→ Task objective: Print the listing in its entirety and exactly, leaving out images.

→ Dataset extract:
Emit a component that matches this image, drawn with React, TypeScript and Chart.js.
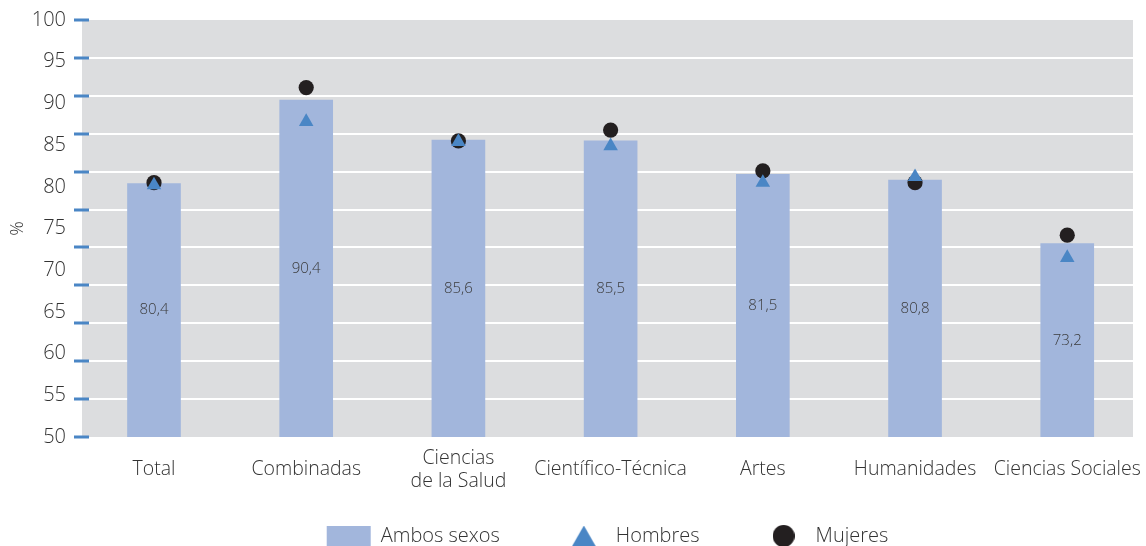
import React, { useEffect, useRef } from 'react';
import { Chart, registerables } from 'chart.js';

Chart.register(...registerables);

const categories = ['Total', 'Combinadas', 'Ciencias\nde la Salud', 'Científico-Técnica', 'Artes', 'Humanidades', 'Ciencias Sociales'];
const ambosSexos = [80.4, 90.4, 85.6, 85.5, 81.5, 80.8, 73.2];
const hombres = [80.2, 87.8, 85.4, 84.9, 80.5, 81.2, 71.5];
const mujeres = [80.5, 91.9, 85.5, 86.8, 81.9, 80.5, 74.2];
const seriesNames = ['Ambos sexos', 'Hombres', 'Mujeres'];
const yMin = 50;
const yMax = 100;
const yStep = 5;
const gridSteps = 11;

const FONT = "'Open Sans', 'Noto Sans', sans-serif";
const TEXT = '#333333';
const BAR = '#a2b6dc';
const BLUE = '#4a86c5';
const BLACK = '#231f20';
const BG = '#dcdddf';

function makeTriangle(w: number, h: number, color: string) {
  const c = document.createElement('canvas');
  c.width = w;
  c.height = h;
  const ctx = c.getContext('2d')!;
  ctx.fillStyle = color;
  ctx.beginPath();
  ctx.moveTo(w / 2, 0);
  ctx.lineTo(w, h);
  ctx.lineTo(0, h);
  ctx.closePath();
  ctx.fill();
  return c;
}

function makeCircle(d: number, color: string) {
  const c = document.createElement('canvas');
  c.width = d;
  c.height = d;
  const ctx = c.getContext('2d')!;
  ctx.fillStyle = color;
  ctx.beginPath();
  ctx.arc(d / 2, d / 2, d / 2, 0, Math.PI * 2);
  ctx.fill();
  return c;
}

export default function App() {
  const ref = useRef<HTMLCanvasElement | null>(null);

  useEffect(() => {
    if (!ref.current) return;
    const triImg = makeTriangle(24, 21, BLUE);
    const circImg = makeCircle(22, BLACK);

    const bgPlugin = {
      id: 'bgPlugin',
      beforeDraw(chart: any) {
        const { ctx, chartArea } = chart;
        ctx.save();
        ctx.fillStyle = BG;
        ctx.fillRect(chartArea.left, chartArea.top, chartArea.right - chartArea.left, chartArea.bottom - chartArea.top);
        ctx.restore();
      },
      afterLayout(chart: any) {
        const l = chart.legend;
        if (l) {
          l.left += 41;
          l.right += 41;
          l.top = 464;
          l.bottom = 546;
          l.height = 82;
        }
      },
      afterDraw(chart: any) {
        const { ctx } = chart;
        const s = chart.scales.y2;
        ctx.save();
        ctx.fillStyle = BLUE;
        for (let i = 0; i <= gridSteps; i++) {
          const y = s.getPixelForValue(i);
          ctx.fillRect(chart.chartArea.left - 8, Math.round(y) - 1.5, 15, 3);
        }
        ctx.restore();
      },
      afterDatasetsDraw(chart: any) {
        const { ctx, chartArea } = chart;
        const meta = chart.getDatasetMeta(2);
        ctx.save();
        ctx.font = `300 15px ${FONT}`;
        ctx.fillStyle = '#3a3a3a';
        ctx.textAlign = 'center';
        ctx.textBaseline = 'middle';
        meta.data.forEach((el: any, i: number) => {
          const txt = ambosSexos[i].toFixed(1).replace('.', ',');
          const base = Math.min(el.base, chartArea.bottom);
          ctx.fillText(txt, el.x, (el.y + base) / 2);
        });
        ctx.restore();
      },
    };

    const chart = new Chart(ref.current, {
      type: 'bar',
      data: {
        labels: categories.map((_, i) => i),
        datasets: [
          {
            type: 'line',
            label: seriesNames[1],
            data: hombres,
            showLine: false,
            pointStyle: 'triangle',
            pointRadius: 8.4,
            pointHoverRadius: 8.4,
            pointBackgroundColor: BLUE,
            pointBorderWidth: 0,
            borderColor: BLUE,
            order: 0,
          } as any,
          {
            type: 'line',
            label: seriesNames[2],
            data: mujeres,
            showLine: false,
            pointStyle: 'circle',
            pointRadius: 7.6,
            pointHoverRadius: 7.6,
            pointBackgroundColor: BLACK,
            pointBorderWidth: 0,
            borderColor: BLACK,
            order: 1,
          } as any,
          {
            type: 'bar',
            label: seriesNames[0],
            data: ambosSexos,
            backgroundColor: BAR,
            borderWidth: 0,
            barThickness: 53,
            order: 2,
          } as any,
        ],
      },
      options: {
        responsive: false,
        animation: false,
        devicePixelRatio: 1,
        layout: { autoPadding: false, padding: { top: 20, left: 0, right: 13, bottom: 0 } },
        plugins: {
          tooltip: { enabled: false },
          legend: {
            position: 'bottom',
            maxHeight: 49,
            labels: {
              usePointStyle: true,
              pointStyleWidth: 44,
              boxHeight: 20,
              padding: 62,
              color: TEXT,
              font: { family: FONT, size: 20, weight: '300' as any },
              generateLabels: () => [
                { text: seriesNames[0], pointStyle: 'rect', fillStyle: BAR, strokeStyle: BAR, lineWidth: 0, fontColor: TEXT, datasetIndex: 2 },
                { text: seriesNames[1], pointStyle: triImg, fillStyle: BLUE, strokeStyle: BLUE, lineWidth: 0, fontColor: TEXT, datasetIndex: 0 },
                { text: seriesNames[2], pointStyle: circImg, fillStyle: BLACK, strokeStyle: BLACK, lineWidth: 0, fontColor: TEXT, datasetIndex: 1 },
              ] as any,
            },
          },
        },
        scales: {
          x: {
            type: 'linear',
            offset: false,
            min: -0.473,
            max: 6.432,
            grid: { display: false, drawTicks: true, tickLength: 21, offset: false },
            border: { display: false },
            afterBuildTicks: (scale: any) => {
              scale.ticks = categories.map((_, i) => ({ value: i }));
            },
            afterFit: (scale: any) => {
              scale.height = 60;
            },
            ticks: {
              autoSkip: false,
              maxRotation: 0,
              padding: 0,
              crossAlign: 'center',
              color: TEXT,
              font: { family: FONT, size: 19.5, weight: '300' as any, lineHeight: 1.2 },
              callback: (v: any) => {
                const s = categories[Math.round(Number(v))];
                return s ? s.split('\n') : '';
              },
            },
          },
          y: {
            type: 'linear',
            position: 'left',
            min: yMin,
            max: yMax,
            grid: { display: false, drawTicks: true, tickLength: 16 },
            border: { display: false },
            afterFit: (scale: any) => {
              scale.width = 82;
            },
            title: {
              display: true,
              text: '%',
              color: TEXT,
              font: { family: FONT, size: 18, weight: '300' as any },
              padding: { top: 7, bottom: 0 },
            },
            ticks: {
              stepSize: yStep,
              padding: 0,
              color: TEXT,
              font: { family: FONT, size: 20, weight: '300' as any },
            },
          },
          y2: {
            type: 'linear',
            position: 'left',
            min: 0,
            max: gridSteps,
            afterFit: (scale: any) => {
              scale.width = 0;
            },
            border: { display: false },
            grid: {
              drawTicks: false,
              lineWidth: 2,
              color: (c: any) => (c.tick && (c.tick.value === 0 || c.tick.value === gridSteps) ? 'rgba(0,0,0,0)' : '#ffffff'),
            },
            ticks: { display: false, stepSize: 1, padding: 0 },
          },
        },
      } as any,
      plugins: [bgPlugin],
    });
    return () => chart.destroy();
  }, []);

  return (
    <div style={{ position: 'absolute', left: 0, top: 0, width: 1146, height: 546 }}>
      <canvas ref={ref} width={1146} height={546} style={{ width: 1146, height: 546 }} />
    </div>
  );
}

→ Response:
Emit a component that matches this image, drawn with React, TypeScript and Chart.js.
import React, { useEffect, useRef } from 'react';
import { Chart, registerables } from 'chart.js';

Chart.register(...registerables);

const categories = ['Total', 'Combinadas', 'Ciencias\nde la Salud', 'Científico-Técnica', 'Artes', 'Humanidades', 'Ciencias Sociales'];
const ambosSexos = [80.4, 90.4, 85.6, 85.5, 81.5, 80.8, 73.2];
const hombres = [80.2, 87.8, 85.4, 84.9, 80.5, 81.2, 71.5];
const mujeres = [80.5, 91.9, 85.5, 86.8, 81.9, 80.5, 74.2];
const seriesNames = ['Ambos sexos', 'Hombres', 'Mujeres'];
const yMin = 50;
const yMax = 100;
const yStep = 5;
const gridSteps = 11;

const FONT = "'Open Sans', 'Noto Sans', sans-serif";
const TEXT = '#333333';
const BAR = '#a2b6dc';
const BLUE = '#4a86c5';
const BLACK = '#231f20';
const BG = '#dcdddf';

function makeTriangle(w: number, h: number, color: string) {
  const c = document.createElement('canvas');
  c.width = w;
  c.height = h;
  const ctx = c.getContext('2d')!;
  ctx.fillStyle = color;
  ctx.beginPath();
  ctx.moveTo(w / 2, 0);
  ctx.lineTo(w, h);
  ctx.lineTo(0, h);
  ctx.closePath();
  ctx.fill();
  return c;
}

function makeCircle(d: number, color: string) {
  const c = document.createElement('canvas');
  c.width = d;
  c.height = d;
  const ctx = c.getContext('2d')!;
  ctx.fillStyle = color;
  ctx.beginPath();
  ctx.arc(d / 2, d / 2, d / 2, 0, Math.PI * 2);
  ctx.fill();
  return c;
}

export default function App() {
  const ref = useRef<HTMLCanvasElement | null>(null);

  useEffect(() => {
    if (!ref.current) return;
    const triImg = makeTriangle(24, 21, BLUE);
    const circImg = makeCircle(22, BLACK);

    const bgPlugin = {
      id: 'bgPlugin',
      beforeDraw(chart: any) {
        const { ctx, chartArea } = chart;
        ctx.save();
        ctx.fillStyle = BG;
        ctx.fillRect(chartArea.left, chartArea.top, chartArea.right - chartArea.left, chartArea.bottom - chartArea.top);
        ctx.restore();
      },
      afterLayout(chart: any) {
        const l = chart.legend;
        if (l) {
          l.left += 41;
          l.right += 41;
          l.top = 464;
          l.bottom = 546;
          l.height = 82;
        }
      },
      afterDraw(chart: any) {
        const { ctx } = chart;
        const s = chart.scales.y2;
        ctx.save();
        ctx.fillStyle = BLUE;
        for (let i = 0; i <= gridSteps; i++) {
          const y = s.getPixelForValue(i);
          ctx.fillRect(chart.chartArea.left - 8, Math.round(y) - 1.5, 15, 3);
        }
        ctx.restore();
      },
      afterDatasetsDraw(chart: any) {
        const { ctx, chartArea } = chart;
        const meta = chart.getDatasetMeta(2);
        ctx.save();
        ctx.font = `300 15px ${FONT}`;
        ctx.fillStyle = '#3a3a3a';
        ctx.textAlign = 'center';
        ctx.textBaseline = 'middle';
        meta.data.forEach((el: any, i: number) => {
          const txt = ambosSexos[i].toFixed(1).replace('.', ',');
          const base = Math.min(el.base, chartArea.bottom);
          ctx.fillText(txt, el.x, (el.y + base) / 2);
        });
        ctx.restore();
      },
    };

    const chart = new Chart(ref.current, {
      type: 'bar',
      data: {
        labels: categories.map((_, i) => i),
        datasets: [
          {
            type: 'line',
            label: seriesNames[1],
            data: hombres,
            showLine: false,
            pointStyle: 'triangle',
            pointRadius: 8.4,
            pointHoverRadius: 8.4,
            pointBackgroundColor: BLUE,
            pointBorderWidth: 0,
            borderColor: BLUE,
            order: 0,
          } as any,
          {
            type: 'line',
            label: seriesNames[2],
            data: mujeres,
            showLine: false,
            pointStyle: 'circle',
            pointRadius: 7.6,
            pointHoverRadius: 7.6,
            pointBackgroundColor: BLACK,
            pointBorderWidth: 0,
            borderColor: BLACK,
            order: 1,
          } as any,
          {
            type: 'bar',
            label: seriesNames[0],
            data: ambosSexos,
            backgroundColor: BAR,
            borderWidth: 0,
            barThickness: 53,
            order: 2,
          } as any,
        ],
      },
      options: {
        responsive: false,
        animation: false,
        devicePixelRatio: 1,
        layout: { autoPadding: false, padding: { top: 20, left: 0, right: 13, bottom: 0 } },
        plugins: {
          tooltip: { enabled: false },
          legend: {
            position: 'bottom',
            maxHeight: 49,
            labels: {
              usePointStyle: true,
              pointStyleWidth: 44,
              boxHeight: 20,
              padding: 62,
              color: TEXT,
              font: { family: FONT, size: 20, weight: '300' as any },
              generateLabels: () => [
                { text: seriesNames[0], pointStyle: 'rect', fillStyle: BAR, strokeStyle: BAR, lineWidth: 0, fontColor: TEXT, datasetIndex: 2 },
                { text: seriesNames[1], pointStyle: triImg, fillStyle: BLUE, strokeStyle: BLUE, lineWidth: 0, fontColor: TEXT, datasetIndex: 0 },
                { text: seriesNames[2], pointStyle: circImg, fillStyle: BLACK, strokeStyle: BLACK, lineWidth: 0, fontColor: TEXT, datasetIndex: 1 },
              ] as any,
            },
          },
        },
        scales: {
          x: {
            type: 'linear',
            offset: false,
            min: -0.473,
            max: 6.432,
            grid: { display: false, drawTicks: true, tickLength: 21, offset: false },
            border: { display: false },
            afterBuildTicks: (scale: any) => {
              scale.ticks = categories.map((_, i) => ({ value: i }));
            },
            afterFit: (scale: any) => {
              scale.height = 60;
            },
            ticks: {
              autoSkip: false,
              maxRotation: 0,
              padding: 0,
              crossAlign: 'center',
              color: TEXT,
              font: { family: FONT, size: 19.5, weight: '300' as any, lineHeight: 1.2 },
              callback: (v: any) => {
                const s = categories[Math.round(Number(v))];
                return s ? s.split('\n') : '';
              },
            },
          },
          y: {
            type: 'linear',
            position: 'left',
            min: yMin,
            max: yMax,
            grid: { display: false, drawTicks: true, tickLength: 16 },
            border: { display: false },
            afterFit: (scale: any) => {
              scale.width = 82;
            },
            title: {
              display: true,
              text: '%',
              color: TEXT,
              font: { family: FONT, size: 18, weight: '300' as any },
              padding: { top: 7, bottom: 0 },
            },
            ticks: {
              stepSize: yStep,
              padding: 0,
              color: TEXT,
              font: { family: FONT, size: 20, weight: '300' as any },
            },
          },
          y2: {
            type: 'linear',
            position: 'left',
            min: 0,
            max: gridSteps,
            afterFit: (scale: any) => {
              scale.width = 0;
            },
            border: { display: false },
            grid: {
              drawTicks: false,
              lineWidth: 2,
              color: (c: any) => (c.tick && (c.tick.value === 0 || c.tick.value === gridSteps) ? 'rgba(0,0,0,0)' : '#ffffff'),
            },
            ticks: { display: false, stepSize: 1, padding: 0 },
          },
        },
      } as any,
      plugins: [bgPlugin],
    });
    return () => chart.destroy();
  }, []);

  return (
    <div style={{ position: 'absolute', left: 0, top: 0, width: 1146, height: 546 }}>
      <canvas ref={ref} width={1146} height={546} style={{ width: 1146, height: 546 }} />
    </div>
  );
}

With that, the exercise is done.